++++ Dataset section ++++

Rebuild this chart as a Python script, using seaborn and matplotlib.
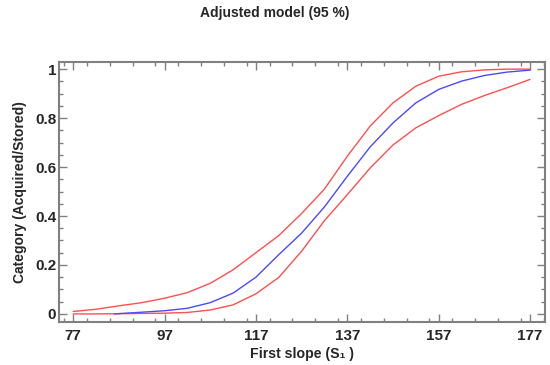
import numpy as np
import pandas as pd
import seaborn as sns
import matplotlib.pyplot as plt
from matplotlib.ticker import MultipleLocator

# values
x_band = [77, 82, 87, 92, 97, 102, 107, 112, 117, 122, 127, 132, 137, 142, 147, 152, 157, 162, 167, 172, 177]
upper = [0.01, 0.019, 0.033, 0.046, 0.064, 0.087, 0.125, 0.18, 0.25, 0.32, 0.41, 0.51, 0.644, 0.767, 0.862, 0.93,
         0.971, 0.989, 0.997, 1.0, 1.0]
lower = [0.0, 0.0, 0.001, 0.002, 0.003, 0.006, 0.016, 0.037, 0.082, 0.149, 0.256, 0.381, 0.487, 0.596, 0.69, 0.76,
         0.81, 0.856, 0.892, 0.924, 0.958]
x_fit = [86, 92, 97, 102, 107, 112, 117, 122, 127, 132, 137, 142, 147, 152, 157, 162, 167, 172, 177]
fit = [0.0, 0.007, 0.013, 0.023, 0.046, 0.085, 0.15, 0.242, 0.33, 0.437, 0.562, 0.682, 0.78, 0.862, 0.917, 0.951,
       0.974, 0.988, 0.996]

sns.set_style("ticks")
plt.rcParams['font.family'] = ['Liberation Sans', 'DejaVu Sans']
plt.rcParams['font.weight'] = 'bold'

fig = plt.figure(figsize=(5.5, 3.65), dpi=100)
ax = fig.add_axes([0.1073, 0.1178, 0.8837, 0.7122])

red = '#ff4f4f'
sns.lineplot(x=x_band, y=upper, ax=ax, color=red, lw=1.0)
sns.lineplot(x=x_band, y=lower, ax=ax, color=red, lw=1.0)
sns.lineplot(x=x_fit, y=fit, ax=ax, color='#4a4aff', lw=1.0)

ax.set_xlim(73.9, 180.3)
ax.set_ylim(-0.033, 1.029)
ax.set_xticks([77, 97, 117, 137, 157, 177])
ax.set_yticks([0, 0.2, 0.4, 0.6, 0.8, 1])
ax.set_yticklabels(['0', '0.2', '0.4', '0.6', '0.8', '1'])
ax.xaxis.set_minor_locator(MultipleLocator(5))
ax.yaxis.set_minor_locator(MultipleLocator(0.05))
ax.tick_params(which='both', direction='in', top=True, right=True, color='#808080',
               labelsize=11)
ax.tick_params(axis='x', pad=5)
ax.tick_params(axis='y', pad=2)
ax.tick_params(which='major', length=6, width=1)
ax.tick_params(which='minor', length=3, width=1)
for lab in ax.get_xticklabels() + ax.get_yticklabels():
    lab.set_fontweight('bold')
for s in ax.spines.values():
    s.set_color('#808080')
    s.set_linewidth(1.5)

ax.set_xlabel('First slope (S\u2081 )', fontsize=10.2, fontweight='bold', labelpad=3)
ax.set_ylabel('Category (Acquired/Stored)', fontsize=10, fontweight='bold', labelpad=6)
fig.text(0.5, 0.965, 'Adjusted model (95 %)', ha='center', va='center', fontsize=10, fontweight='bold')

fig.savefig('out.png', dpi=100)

++++

Set exercise:
Transcribe the material exactly, and leave out whatever pictures it holds.

Task result:
Rebuild this chart as a Python script, using seaborn and matplotlib.
import numpy as np
import pandas as pd
import seaborn as sns
import matplotlib.pyplot as plt
from matplotlib.ticker import MultipleLocator

# values
x_band = [77, 82, 87, 92, 97, 102, 107, 112, 117, 122, 127, 132, 137, 142, 147, 152, 157, 162, 167, 172, 177]
upper = [0.01, 0.019, 0.033, 0.046, 0.064, 0.087, 0.125, 0.18, 0.25, 0.32, 0.41, 0.51, 0.644, 0.767, 0.862, 0.93,
         0.971, 0.989, 0.997, 1.0, 1.0]
lower = [0.0, 0.0, 0.001, 0.002, 0.003, 0.006, 0.016, 0.037, 0.082, 0.149, 0.256, 0.381, 0.487, 0.596, 0.69, 0.76,
         0.81, 0.856, 0.892, 0.924, 0.958]
x_fit = [86, 92, 97, 102, 107, 112, 117, 122, 127, 132, 137, 142, 147, 152, 157, 162, 167, 172, 177]
fit = [0.0, 0.007, 0.013, 0.023, 0.046, 0.085, 0.15, 0.242, 0.33, 0.437, 0.562, 0.682, 0.78, 0.862, 0.917, 0.951,
       0.974, 0.988, 0.996]

sns.set_style("ticks")
plt.rcParams['font.family'] = ['Liberation Sans', 'DejaVu Sans']
plt.rcParams['font.weight'] = 'bold'

fig = plt.figure(figsize=(5.5, 3.65), dpi=100)
ax = fig.add_axes([0.1073, 0.1178, 0.8837, 0.7122])

red = '#ff4f4f'
sns.lineplot(x=x_band, y=upper, ax=ax, color=red, lw=1.0)
sns.lineplot(x=x_band, y=lower, ax=ax, color=red, lw=1.0)
sns.lineplot(x=x_fit, y=fit, ax=ax, color='#4a4aff', lw=1.0)

ax.set_xlim(73.9, 180.3)
ax.set_ylim(-0.033, 1.029)
ax.set_xticks([77, 97, 117, 137, 157, 177])
ax.set_yticks([0, 0.2, 0.4, 0.6, 0.8, 1])
ax.set_yticklabels(['0', '0.2', '0.4', '0.6', '0.8', '1'])
ax.xaxis.set_minor_locator(MultipleLocator(5))
ax.yaxis.set_minor_locator(MultipleLocator(0.05))
ax.tick_params(which='both', direction='in', top=True, right=True, color='#808080',
               labelsize=11)
ax.tick_params(axis='x', pad=5)
ax.tick_params(axis='y', pad=2)
ax.tick_params(which='major', length=6, width=1)
ax.tick_params(which='minor', length=3, width=1)
for lab in ax.get_xticklabels() + ax.get_yticklabels():
    lab.set_fontweight('bold')
for s in ax.spines.values():
    s.set_color('#808080')
    s.set_linewidth(1.5)

ax.set_xlabel('First slope (S\u2081 )', fontsize=10.2, fontweight='bold', labelpad=3)
ax.set_ylabel('Category (Acquired/Stored)', fontsize=10, fontweight='bold', labelpad=6)
fig.text(0.5, 0.965, 'Adjusted model (95 %)', ha='center', va='center', fontsize=10, fontweight='bold')

fig.savefig('out.png', dpi=100)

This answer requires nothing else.